Marvelization…Disneyfication…
I don’t know.
I’d hesitate to overanalyze Blizzard’s story issues, because they seem quite banal once you look at them.
A simple issue is that they change their stories during production (because WoW is a content-driven and not a story-driven production), but they don’t seem to have time or resources to implement their new stories properly afterward, so they end up with some half-baked results that are unsatisfying.
Warlords of Draenor is one big mish-mash of incomplete and incohesive stories. So is Shadowlands. And to a lesser degree so is Battle for Azeroth and Dragonflight. Legion is probably the most complete and cohesive recent expansion, but even that doesn’t hold up to scrutiny.
Blizzard used to adhere to the mantra “When it’s ready”, but with WoW expansions it feels more like the mantra is “Just ship it”.
Another simple issue is that they do quantity over quality, also in terms of story.

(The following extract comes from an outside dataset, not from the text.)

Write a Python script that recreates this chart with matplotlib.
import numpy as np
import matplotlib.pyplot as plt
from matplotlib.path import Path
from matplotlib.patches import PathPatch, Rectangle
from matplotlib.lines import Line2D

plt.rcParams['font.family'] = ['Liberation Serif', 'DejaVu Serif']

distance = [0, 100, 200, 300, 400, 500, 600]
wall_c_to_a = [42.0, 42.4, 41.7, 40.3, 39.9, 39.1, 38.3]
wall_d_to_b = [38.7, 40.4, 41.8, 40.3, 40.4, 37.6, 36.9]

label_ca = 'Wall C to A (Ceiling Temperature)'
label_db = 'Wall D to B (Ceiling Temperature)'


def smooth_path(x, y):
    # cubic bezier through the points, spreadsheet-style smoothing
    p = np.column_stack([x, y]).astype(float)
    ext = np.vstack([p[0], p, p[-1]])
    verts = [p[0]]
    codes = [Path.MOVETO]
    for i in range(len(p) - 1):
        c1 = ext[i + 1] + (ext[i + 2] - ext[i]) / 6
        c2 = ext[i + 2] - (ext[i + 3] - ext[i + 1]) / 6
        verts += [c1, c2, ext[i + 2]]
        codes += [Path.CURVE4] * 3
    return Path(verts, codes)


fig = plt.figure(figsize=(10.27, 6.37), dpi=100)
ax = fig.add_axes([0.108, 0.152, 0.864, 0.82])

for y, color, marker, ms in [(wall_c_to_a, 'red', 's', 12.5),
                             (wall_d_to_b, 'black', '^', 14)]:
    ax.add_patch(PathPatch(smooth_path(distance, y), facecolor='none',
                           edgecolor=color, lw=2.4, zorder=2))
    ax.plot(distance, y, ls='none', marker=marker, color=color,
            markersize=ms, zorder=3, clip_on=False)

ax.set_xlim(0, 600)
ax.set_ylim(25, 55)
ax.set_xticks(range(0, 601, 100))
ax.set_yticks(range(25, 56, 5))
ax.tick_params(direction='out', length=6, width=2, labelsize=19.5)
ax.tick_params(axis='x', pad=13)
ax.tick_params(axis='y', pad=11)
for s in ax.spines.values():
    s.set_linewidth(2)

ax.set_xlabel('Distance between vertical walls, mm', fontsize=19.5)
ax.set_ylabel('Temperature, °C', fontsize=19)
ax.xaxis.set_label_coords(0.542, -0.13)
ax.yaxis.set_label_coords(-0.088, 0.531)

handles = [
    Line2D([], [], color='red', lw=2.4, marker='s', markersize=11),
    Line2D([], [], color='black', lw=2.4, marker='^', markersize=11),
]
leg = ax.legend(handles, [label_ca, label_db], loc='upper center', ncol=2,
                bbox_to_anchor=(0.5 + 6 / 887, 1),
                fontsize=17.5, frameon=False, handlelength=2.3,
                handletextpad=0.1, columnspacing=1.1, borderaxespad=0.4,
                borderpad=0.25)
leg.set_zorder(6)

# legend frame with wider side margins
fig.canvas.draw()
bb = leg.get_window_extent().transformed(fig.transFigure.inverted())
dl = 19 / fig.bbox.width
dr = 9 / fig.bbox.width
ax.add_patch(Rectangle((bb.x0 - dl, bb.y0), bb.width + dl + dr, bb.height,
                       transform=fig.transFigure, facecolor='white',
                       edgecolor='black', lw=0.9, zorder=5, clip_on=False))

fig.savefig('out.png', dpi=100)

That’s the edge that large companies like Blizzard Entertainment has in the industry – their ability to create juggernaut games with lots of stuff. That’s the niche that triple A game developers have found for themselves in this new digital age with fierce competition from indie developers who are capable of competing on quality. It’s quantity. Blizzard can make big games like few other companies can.
The problem is just that while there can be a lot of value in simply stuffing a game with more gameplay content, the same does not exactly hold true for story. Whether you get 800 or 1000 or 1200 quests in a WoW expansion is not as important as whether those quests tell a quality story. But the goal isn’t to tell a quality story – it is simply to tell a lot of story.

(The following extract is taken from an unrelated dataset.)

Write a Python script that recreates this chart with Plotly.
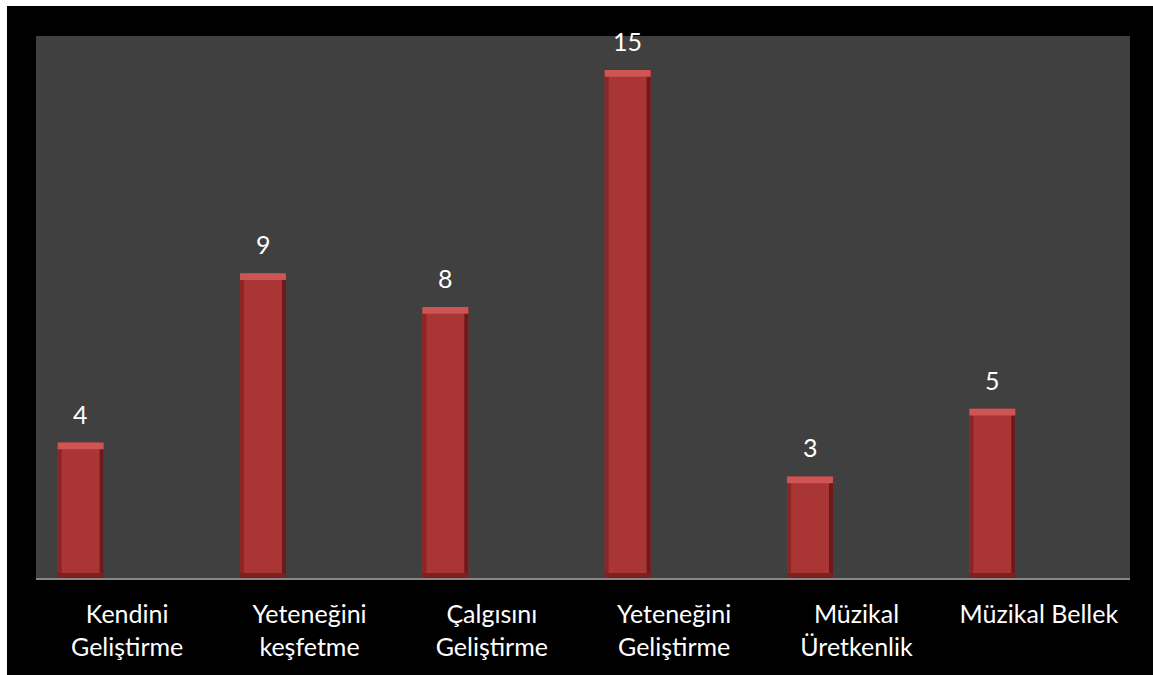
import plotly.graph_objects as go

categories = ["Kendini<br>Geliştirme", "Yeteneğini<br>keşfetme", "Çalgısını<br>Geliştirme",
              "Yeteneğini<br>Geliştirme", "Müzikal<br>Üretkenlik", "Müzikal Bellek"]
values = [4, 9, 8, 15, 3, 5]

BAR_OFFSET = -0.381
BAR_WIDTH = 0.252
EDGE = 0.022
CAP = 0.2

FONT = "Lato"

fig = go.Figure()

# bar body
fig.add_trace(go.Bar(x=categories, y=values, offset=BAR_OFFSET, width=BAR_WIDTH,
                     marker=dict(color="#aa3535", line=dict(width=0)), hoverinfo="skip"))
# left bevel
fig.add_trace(go.Bar(x=categories, y=values, offset=BAR_OFFSET, width=EDGE,
                     marker=dict(color="#8c2626", line=dict(width=0)), hoverinfo="skip"))
# right bevel
fig.add_trace(go.Bar(x=categories, y=values, offset=BAR_OFFSET + BAR_WIDTH - EDGE, width=EDGE,
                     marker=dict(color="#6e1a1a", line=dict(width=0)), hoverinfo="skip"))
# bottom bevel
fig.add_trace(go.Bar(x=categories, y=[0.15] * len(values), base=[0] * len(values),
                     offset=BAR_OFFSET, width=BAR_WIDTH,
                     marker=dict(color="#7e2020", line=dict(width=0)), hoverinfo="skip"))
# top bevel
fig.add_trace(go.Bar(x=categories, y=[CAP] * len(values), base=[v - CAP for v in values],
                     offset=BAR_OFFSET, width=BAR_WIDTH,
                     marker=dict(color="#cf5555", line=dict(width=0)), hoverinfo="skip"))

annotations = []
for c, v in zip(categories, values):
    annotations.append(dict(x=c, y=v, xref="x", yref="y", text=str(v), showarrow=False,
                            xanchor="center", yanchor="bottom", xshift=-46.5, yshift=12,
                            font=dict(family=FONT, size=25, color="#ffffff")))

shapes = [
    dict(type="rect", xref="paper", yref="paper", x0=-0.2, x1=1.2,
         ysizemode="pixel", yanchor=1, y0=30, y1=60,
         fillcolor="#ffffff", line=dict(width=0), layer="above"),
    dict(type="rect", xref="paper", yref="paper", y0=-0.5, y1=1.5,
         xsizemode="pixel", xanchor=0, x0=-60, x1=-29,
         fillcolor="#ffffff", line=dict(width=0), layer="above"),
]

fig.update_layout(
    width=1153, height=675,
    barmode="overlay",
    showlegend=False,
    paper_bgcolor="#000000",
    plot_bgcolor="#404040",
    margin=dict(l=36, r=23, t=36, b=97),
    annotations=annotations,
    shapes=shapes,
    xaxis=dict(type="category", showline=True, linecolor="#888888", linewidth=2,
               showgrid=False, zeroline=False, ticks="",
               tickfont=dict(family=FONT, size=25, color="#ffffff"),
               ticklabelstandoff=13),
    yaxis=dict(range=[0, 16], showticklabels=False, showgrid=False, zeroline=False,
               showline=False, ticks=""),
)

fig.write_html(
    "out.html",
    config={"displayModeBar": False},
    post_script=("document.documentElement.style.margin='0px';"
                 "document.documentElement.style.overflow='hidden';"
                 "document.body.style.margin='0px';"
                 "document.body.style.overflow='hidden';"
                 "document.body.style.background='#000000';"),
)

How much story does Dragonflight juggle with? Dragonscale Expedition, Djaradin, Tyr, Aspects, Bronze Flight, Blue Flight, Black Flight, Dragonkin Rebellion, Amirdrassil, Gnolls, Furlbogs, Tuskarr, Centaur, Incarnates, Neltharion’s past, The Emerald Dream, Dracthyr, Titans, The Void, Azeroth, Old Gods, Niffen, War of the Scaleborn, Nesingwary, The Kirin Tor, The Infinite Dragonflight, Murozond, Night Elves, Humans, Orcs, Forsaken, and so on.
The emphasis is on Quantity.
Those two examples alone – the fact that Blizzard just writes a ton of stories as fast as possible and crams them into the game, and then re-writes half of them after the fact, that obviously makes for a lackluster result.
They don’t have the basics in order for writing a good story, regardless of what that story is.